• **PROVIDED INFORMATION**
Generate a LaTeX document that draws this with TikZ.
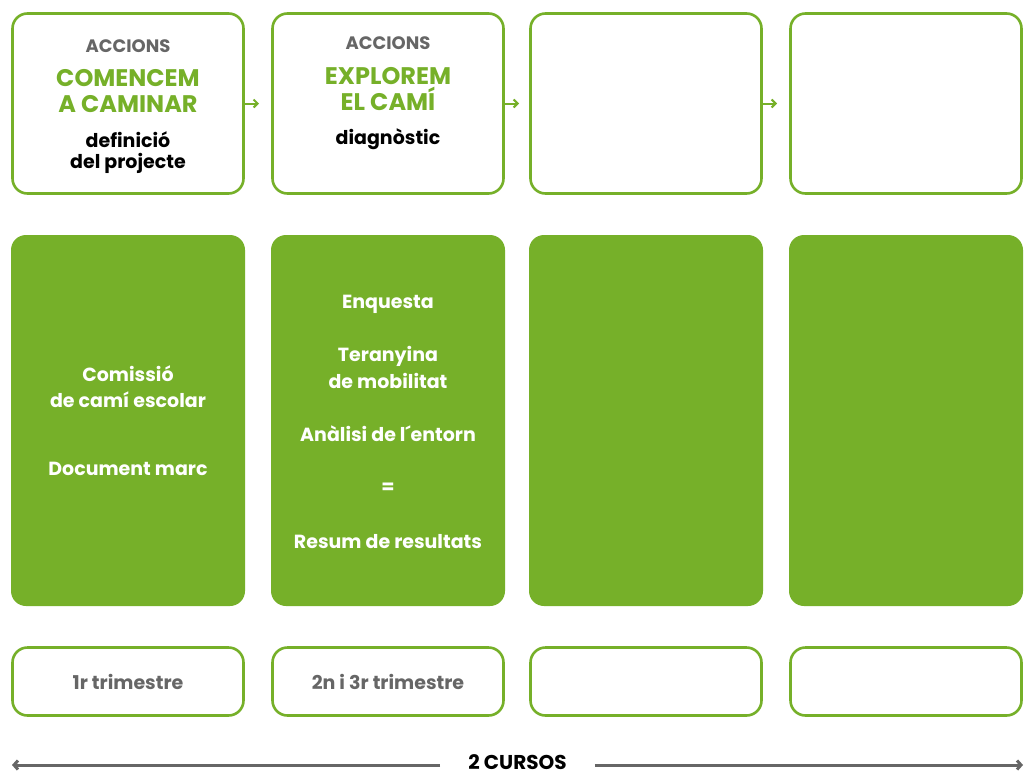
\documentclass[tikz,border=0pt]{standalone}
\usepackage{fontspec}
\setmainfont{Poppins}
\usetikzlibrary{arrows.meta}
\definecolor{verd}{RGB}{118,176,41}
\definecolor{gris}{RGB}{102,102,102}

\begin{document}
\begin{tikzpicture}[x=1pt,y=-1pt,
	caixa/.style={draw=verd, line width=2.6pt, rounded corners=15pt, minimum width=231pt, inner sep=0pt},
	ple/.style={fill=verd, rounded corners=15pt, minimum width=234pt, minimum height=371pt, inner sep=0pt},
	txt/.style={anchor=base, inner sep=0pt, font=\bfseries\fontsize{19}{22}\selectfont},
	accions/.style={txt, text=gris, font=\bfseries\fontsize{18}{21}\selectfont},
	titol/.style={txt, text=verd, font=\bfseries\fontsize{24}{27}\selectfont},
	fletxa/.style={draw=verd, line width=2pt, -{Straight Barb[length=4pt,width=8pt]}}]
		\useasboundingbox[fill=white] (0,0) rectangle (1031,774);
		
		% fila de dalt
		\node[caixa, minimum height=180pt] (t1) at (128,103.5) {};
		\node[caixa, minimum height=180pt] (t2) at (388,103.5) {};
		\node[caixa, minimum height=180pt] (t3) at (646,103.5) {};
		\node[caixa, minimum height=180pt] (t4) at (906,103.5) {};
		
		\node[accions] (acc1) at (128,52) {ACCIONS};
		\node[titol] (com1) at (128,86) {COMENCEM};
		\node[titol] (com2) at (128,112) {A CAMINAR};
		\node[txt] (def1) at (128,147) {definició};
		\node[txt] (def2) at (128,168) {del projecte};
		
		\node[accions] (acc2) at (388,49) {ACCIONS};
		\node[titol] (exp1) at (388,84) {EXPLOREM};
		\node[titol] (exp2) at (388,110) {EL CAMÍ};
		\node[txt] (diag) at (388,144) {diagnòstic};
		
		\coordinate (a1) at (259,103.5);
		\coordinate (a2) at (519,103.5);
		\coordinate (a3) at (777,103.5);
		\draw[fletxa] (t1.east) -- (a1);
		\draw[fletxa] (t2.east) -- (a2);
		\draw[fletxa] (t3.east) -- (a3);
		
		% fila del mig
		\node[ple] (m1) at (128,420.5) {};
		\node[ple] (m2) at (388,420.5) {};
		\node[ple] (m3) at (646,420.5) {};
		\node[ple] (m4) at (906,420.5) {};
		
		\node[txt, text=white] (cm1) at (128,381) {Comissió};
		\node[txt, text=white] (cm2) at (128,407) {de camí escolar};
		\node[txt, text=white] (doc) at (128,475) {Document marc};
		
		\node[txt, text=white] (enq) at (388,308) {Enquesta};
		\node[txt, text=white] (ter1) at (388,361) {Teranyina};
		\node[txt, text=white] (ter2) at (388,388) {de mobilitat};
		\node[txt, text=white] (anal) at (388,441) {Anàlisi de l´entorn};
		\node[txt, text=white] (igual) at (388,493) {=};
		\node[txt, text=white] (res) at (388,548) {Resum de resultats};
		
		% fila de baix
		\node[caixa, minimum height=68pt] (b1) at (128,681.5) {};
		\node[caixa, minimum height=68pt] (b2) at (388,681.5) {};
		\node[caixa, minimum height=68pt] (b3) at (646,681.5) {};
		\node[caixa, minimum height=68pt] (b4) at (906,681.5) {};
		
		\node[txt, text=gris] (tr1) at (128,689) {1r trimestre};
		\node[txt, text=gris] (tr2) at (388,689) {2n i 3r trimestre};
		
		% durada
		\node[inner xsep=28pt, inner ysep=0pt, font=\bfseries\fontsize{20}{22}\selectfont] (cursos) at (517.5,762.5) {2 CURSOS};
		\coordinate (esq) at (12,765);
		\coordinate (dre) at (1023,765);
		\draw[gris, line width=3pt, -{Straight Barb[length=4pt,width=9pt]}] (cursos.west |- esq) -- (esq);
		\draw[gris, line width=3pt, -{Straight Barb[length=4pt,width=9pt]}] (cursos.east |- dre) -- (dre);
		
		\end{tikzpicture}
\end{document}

---

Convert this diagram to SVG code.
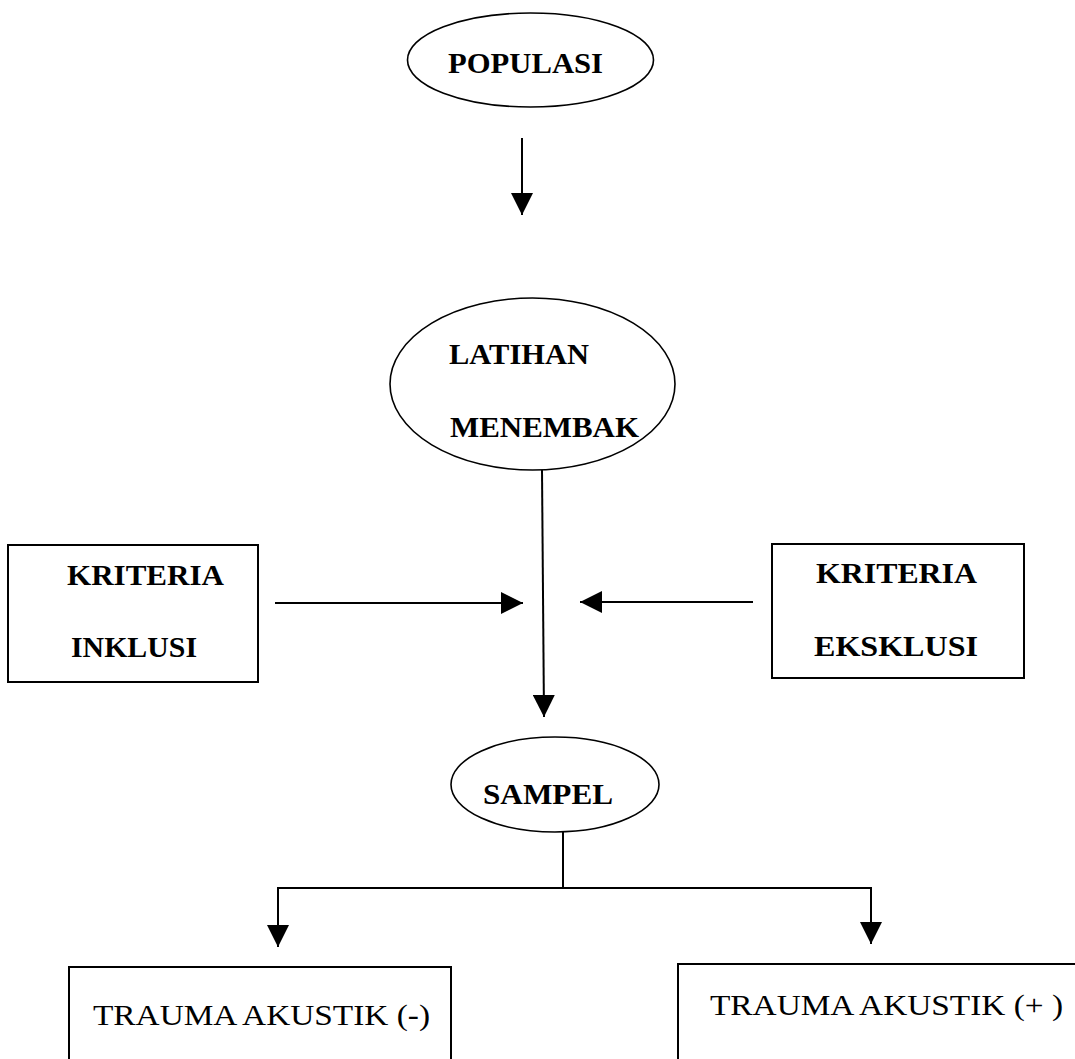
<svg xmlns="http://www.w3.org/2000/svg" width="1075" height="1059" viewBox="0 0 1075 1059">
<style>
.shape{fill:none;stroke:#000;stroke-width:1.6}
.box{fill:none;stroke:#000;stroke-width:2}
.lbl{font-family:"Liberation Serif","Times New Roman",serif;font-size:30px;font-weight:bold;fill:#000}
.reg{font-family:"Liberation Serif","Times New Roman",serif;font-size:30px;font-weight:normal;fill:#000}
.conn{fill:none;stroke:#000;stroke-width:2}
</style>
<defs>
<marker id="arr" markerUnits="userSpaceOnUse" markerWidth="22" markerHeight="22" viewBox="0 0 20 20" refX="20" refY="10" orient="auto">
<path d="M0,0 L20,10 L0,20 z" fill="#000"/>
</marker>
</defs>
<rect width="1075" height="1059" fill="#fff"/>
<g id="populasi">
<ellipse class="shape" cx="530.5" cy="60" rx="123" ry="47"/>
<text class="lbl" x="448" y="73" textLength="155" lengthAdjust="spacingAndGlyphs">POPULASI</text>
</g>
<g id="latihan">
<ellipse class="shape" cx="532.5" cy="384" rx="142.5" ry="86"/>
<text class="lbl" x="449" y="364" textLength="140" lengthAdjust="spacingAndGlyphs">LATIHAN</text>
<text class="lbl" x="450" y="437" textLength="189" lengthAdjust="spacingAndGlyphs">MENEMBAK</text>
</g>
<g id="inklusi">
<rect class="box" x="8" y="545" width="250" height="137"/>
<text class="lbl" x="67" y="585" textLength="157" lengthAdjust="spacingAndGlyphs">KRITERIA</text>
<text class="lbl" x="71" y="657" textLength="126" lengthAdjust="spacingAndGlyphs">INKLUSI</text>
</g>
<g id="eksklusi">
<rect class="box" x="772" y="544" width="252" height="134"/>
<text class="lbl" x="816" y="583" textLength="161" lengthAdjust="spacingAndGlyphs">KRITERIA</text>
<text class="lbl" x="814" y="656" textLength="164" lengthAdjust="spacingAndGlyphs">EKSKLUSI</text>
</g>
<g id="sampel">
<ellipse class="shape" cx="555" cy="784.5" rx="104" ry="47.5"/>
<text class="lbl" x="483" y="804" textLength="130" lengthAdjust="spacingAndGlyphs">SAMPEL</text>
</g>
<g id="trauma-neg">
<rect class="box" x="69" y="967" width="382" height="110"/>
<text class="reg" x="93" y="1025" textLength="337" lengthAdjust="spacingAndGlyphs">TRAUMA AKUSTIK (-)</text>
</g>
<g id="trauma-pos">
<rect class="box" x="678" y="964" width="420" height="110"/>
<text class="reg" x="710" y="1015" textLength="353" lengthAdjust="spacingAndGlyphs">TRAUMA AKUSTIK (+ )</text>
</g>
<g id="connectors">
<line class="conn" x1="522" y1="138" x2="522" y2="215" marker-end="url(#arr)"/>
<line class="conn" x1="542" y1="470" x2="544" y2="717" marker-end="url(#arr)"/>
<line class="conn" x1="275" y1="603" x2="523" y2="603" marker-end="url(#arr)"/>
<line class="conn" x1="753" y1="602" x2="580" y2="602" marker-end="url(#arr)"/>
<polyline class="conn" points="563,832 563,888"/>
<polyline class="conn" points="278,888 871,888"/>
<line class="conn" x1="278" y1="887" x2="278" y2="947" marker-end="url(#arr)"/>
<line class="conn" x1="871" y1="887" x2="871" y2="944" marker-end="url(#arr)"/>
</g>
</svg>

• **TASK STATEMENT**
Look through the entries above and report each line where the string "this" occurs.

• **OUTPUT OF THE TASK**
Generate a LaTeX document that draws this with TikZ.
Convert this diagram to SVG code.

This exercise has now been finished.